Guess Who? (Credit: Hasbro)
When Jennifer O'Connell's six-year old daughter was playing the Hasbro board game "Guess Who?" with her brothers, she noticed something was a little off.
The game, which encourages kids to guess which character their opponents have chosen based on facial characteristics, features 19 boys and 5 girls. That, the toddler thought to herself, didn't seem fair, so she decided to hip Hasbro to the issue. And in the end, she proved to be a heck of a lot more cognizant than the corporate automatons she reached out to.
Her first step was to write a note to Hasbro:
"My name is R______. I am six years old. I think it's not fair to only have 5 girls in Guess Who and 19 boys.
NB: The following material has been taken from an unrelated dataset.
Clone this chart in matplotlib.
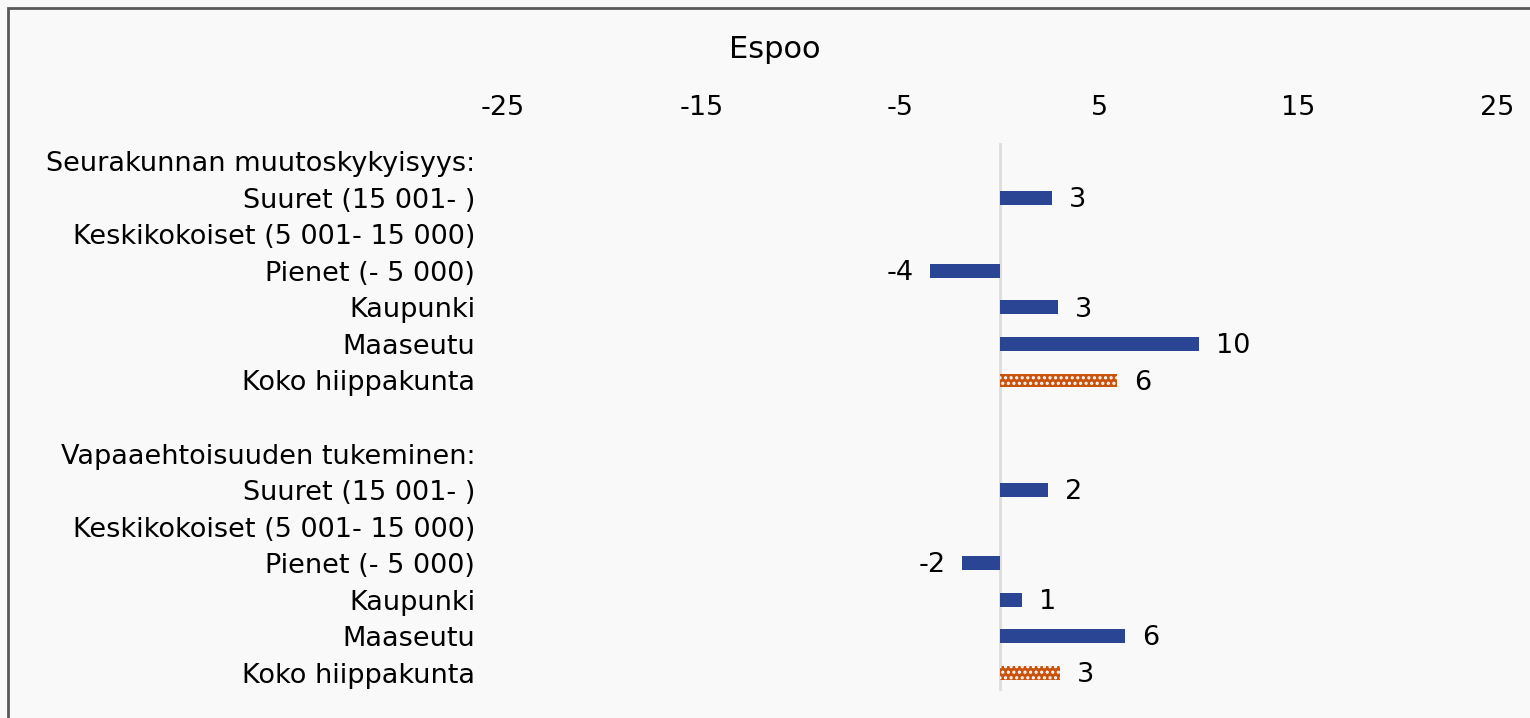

It is not only boys who are important, girls are important too. If grown ups get into thinking that girls are not important they won't give little girls much care.
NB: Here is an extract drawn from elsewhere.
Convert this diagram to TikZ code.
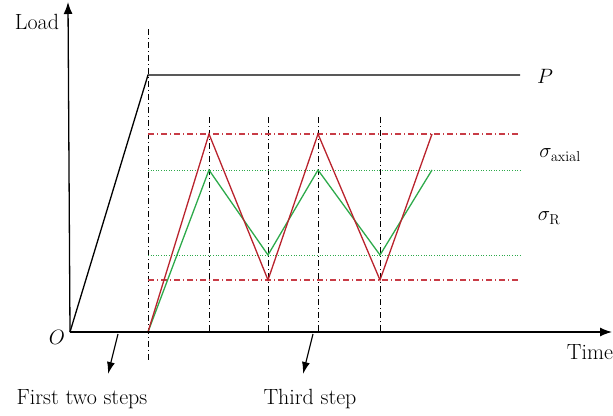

"Also if girls want to be a girl in Guess Who they'll always lose against a boy, and it will be harder for them to win. I am cross about that and if you don't fix it soon, my mum could throw Guess Who out.
"My mum typed this message but I told her what to say."
The company responded to her, but mostly missed the whole point of her letter. Instead, it sent a rambling note filled with phrases seemingly plucked from a marketing checklist.
"Guess Who? Is a guessing game based on numerical equation," they wrote, adding that the game "is not weighted in favour of any particular character, male or female." They also described the way "Guess Who?" was played while largely ignoring the issue of gender misrepresentation.
"Another aspect of the game is to draw attention away from using gender or ethnicity as the focal point, and to concentrate on those things that we all have in common, rather than focus on our differences," they wrote, ending with a boilerplate corporate signoff.
O'Connell took things into her own hands at that point, scolding the toy company for its lack of an answer and its inability to speak to its young customer base in a direct and child-friendly way.
"I must confess that, despite being 37 years of age and educated to Masters level, I am equally at a loss," she wrote. "Why is female gender regarded as a 'characteristic', while male gender is not?"
Hasbro finally wrote O'Connell and her daughter back with an answer that was a little more appropriate, though it still sounds a bit like a blow-off to adult ears ("We love your suggestion of adding more female characters to the game and we are certainly considering it for the future"). It also offered to send extra sheets for the game with equal numbers of girls and boys.
But the company couldn't help slip into marketing mode at the end, adding "We hope your mum does not throw out your Guess Who game!"